Eventually, the internal conflicts of these Hellenistic kingdoms spelled their doom. Yet another conqueror came along and took them down one by one. Unlike the Greeks, this new regime had avoided for a long time the fatal pitfall of internal bickering and thereby created the most powerful and long-lasting empire yet in Western Civilization. These conquerors were, of course, the Romans who began incorporating the Hellenistic Greek world into their realm around 200 BCE. Henceforth, Roman and Greek civilization would merge to form "Greco-Roman" culture, the hybrid we know as classical antiquity. [Click here for more information about the Hellenistic Literature and the Post-Classical Age.]
The history of Greece is a tale of glory and folly, of inordinate success and incalculable waste. Perhaps because our strengths as humans almost invariably come from the same sources as our weaknesses—to wit, the blindness that leads many to be taken in by others also makes them brave in the face of overwhelming danger—the same things that had fostered the civilization of the ancient Greeks precipitated its fall, their unwavering belief in themselves and the conviction that their ways were the right ways, the best ways, and finally the only ways. In particular, the greed that drove the Peloponnesian War and fomented all its disasters for Athens and Greece alike was part and parcel of the Athenians' determination to improve themselves and their way of life. That is, the fire that sparked the Classical Age also incinerated it.

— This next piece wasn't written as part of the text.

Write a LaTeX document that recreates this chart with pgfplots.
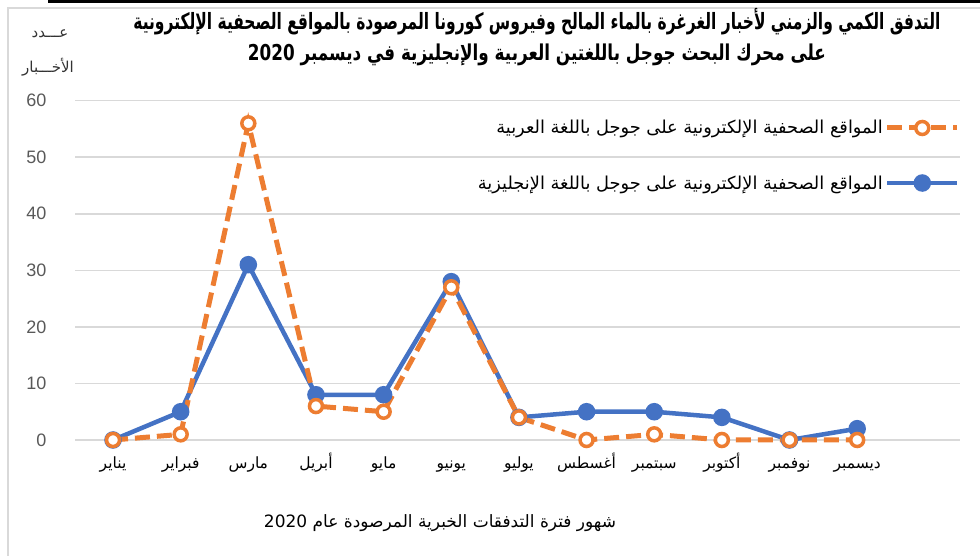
\documentclass[border=0pt]{standalone}
\usepackage{fontspec}
\setmainfont{Liberation Sans}
\newfontfamily\arabicfont[Script=Arabic]{DejaVu Sans}
\usepackage{pgfplots}
\pgfplotsset{compat=1.18}
\TeXXeTstate=1
\newcommand{\ar}[1]{{\arabicfont\beginR #1\endR}}
\definecolor{xlorange}{HTML}{ED7D31}
\definecolor{xlblue}{HTML}{4472C4}
\definecolor{xlgrid}{HTML}{D9D9D9}
\definecolor{xltext}{HTML}{595959}

\begin{document}
\begin{tikzpicture}[x=1pt,y=1pt]
\path[use as bounding box] (0,0) rectangle (980,556);
\draw[xlgrid, line width=1.5pt] (8,0) -- (8,548) -- (980,548);
\draw[black, line width=2.5pt] (48,554.5) -- (980,554.5);

\begin{axis}[
  at={(75pt,116pt)}, anchor=south west,
  scale only axis, width=885pt, height=339.3pt,
  xmin=-0.562, xmax=12.52, ymin=0, ymax=60,
  xtick={0,...,11},
  xticklabels={\ar{يناير},\ar{فبراير},\ar{مارس},\ar{أبريل},\ar{مايو},\ar{يونيو},\ar{يوليو},\ar{أغسطس},\ar{سبتمبر},\ar{أكتوبر},\ar{نوفمبر},\ar{ديسمبر}},
  ytick={0,10,...,60},
  axis line style={draw=none},
  major tick length=0pt,
  ymajorgrids, grid style={xlgrid, line width=1.5pt},
  yticklabel style={text=xltext, font=\fontsize{18}{20}\selectfont, xshift=-25pt},
  xticklabel style={font=\fontsize{15.5}{18}\selectfont, text height=13pt, text depth=5pt, yshift=-12pt},
  /pgf/number format/assume math mode=true,
  clip=false,
  legend style={at={(rel axis cs:1,0.8385)}, anchor=east, draw=none, fill=none,
    font=\fontsize{17.8}{20}\selectfont, row sep=36pt, inner sep=0pt},
  legend plot pos=right,
  legend cell align=right,
  reverse legend,
  legend image code/.code={\draw[mark repeat=2,mark phase=2,#1] plot coordinates {(0pt,0pt) (35pt,0pt) (70pt,0pt)};},
]
\addplot[xlblue, line width=4.5pt, mark=*, mark size=6.5pt, mark options={solid, fill=xlblue}]
  coordinates {(0,0)(1,5)(2,31)(3,8)(4,8)(5,28)(6,4)(7,5)(8,5)(9,4)(10,0)(11,2)};
\addlegendentry{\ar{المواقع الصحفية الإلكترونية على جوجل باللغة الإنجليزية}}
\addplot[xlorange, line width=5pt, dash pattern=on 15pt off 7pt, mark=*, mark size=6.5pt,
  mark options={solid, fill=white, draw=xlorange, line width=3.5pt}]
  coordinates {(0,0)(1,1)(2,56)(3,6)(4,5)(5,27)(6,4)(7,0)(8,1)(9,0)(10,0)(11,0)};
\addlegendentry{\ar{المواقع الصحفية الإلكترونية على جوجل باللغة العربية}}
\end{axis}

\node[font=\fontsize{19}{22}\selectfont\bfseries] at (537,534) {\resizebox{807pt}{!}{\scalebox{1}[1.45]{\ar{التدفق الكمي والزمني لأخبار الغرغرة بالماء المالح وفيروس كورونا المرصودة بالمواقع الصحفية الإلكترونية}}}};
\node[font=\fontsize{19}{22}\selectfont\bfseries] at (537,501) {\resizebox{578pt}{!}{\scalebox{1}[1.3]{\ar{على محرك البحث جوجل باللغتين العربية والإنجليزية في ديسمبر \beginL 2020\endL}}}};
\node[font=\fontsize{15}{18}\selectfont, text=black!80] at (50,522) {\ar{عـــدد}};
\node[font=\fontsize{15}{18}\selectfont, text=black!80] at (48,489) {\ar{الأخـــبار}};
\node[font=\fontsize{17}{20}\selectfont] at (440,33) {\ar{شهور فترة التدفقات الخبرية المرصودة عام \beginL 2020\endL}};
\end{tikzpicture}
\end{document}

Likewise, the Greeks' visionary art with all its grandeur and glory is tightly bound up with the egotism that led them early on to trust their own divine instincts but then also to underestimate the power of "barbarians" and eventually fall to beings they looked down upon as inferior. The Parthenon is a perfect example of how this all worked. It is a temple designed to please the human eye, not some god looking down from above. It is a three-dimensional reflection of the humanism that pervaded classical Greek thought, the soul sister of Greek philosophy which saw truth as what appealed to the mind, meaning the human mind. Raised out of the very bedrock of Greece, this magnificent edifice proclaims the greatness of our species and at the same time its ruins today show just how great we really are.
The Greeks built their civilization, a culture outstripping all previous ones in Western Europe, from the thin soil of their homeland, and then threw it all away fighting among themselves over those same dusty stones. In the end, their sense of self-worth was both their triumph and their downfall. It makes sense, then, that tragedy is one of their most enduring achievements.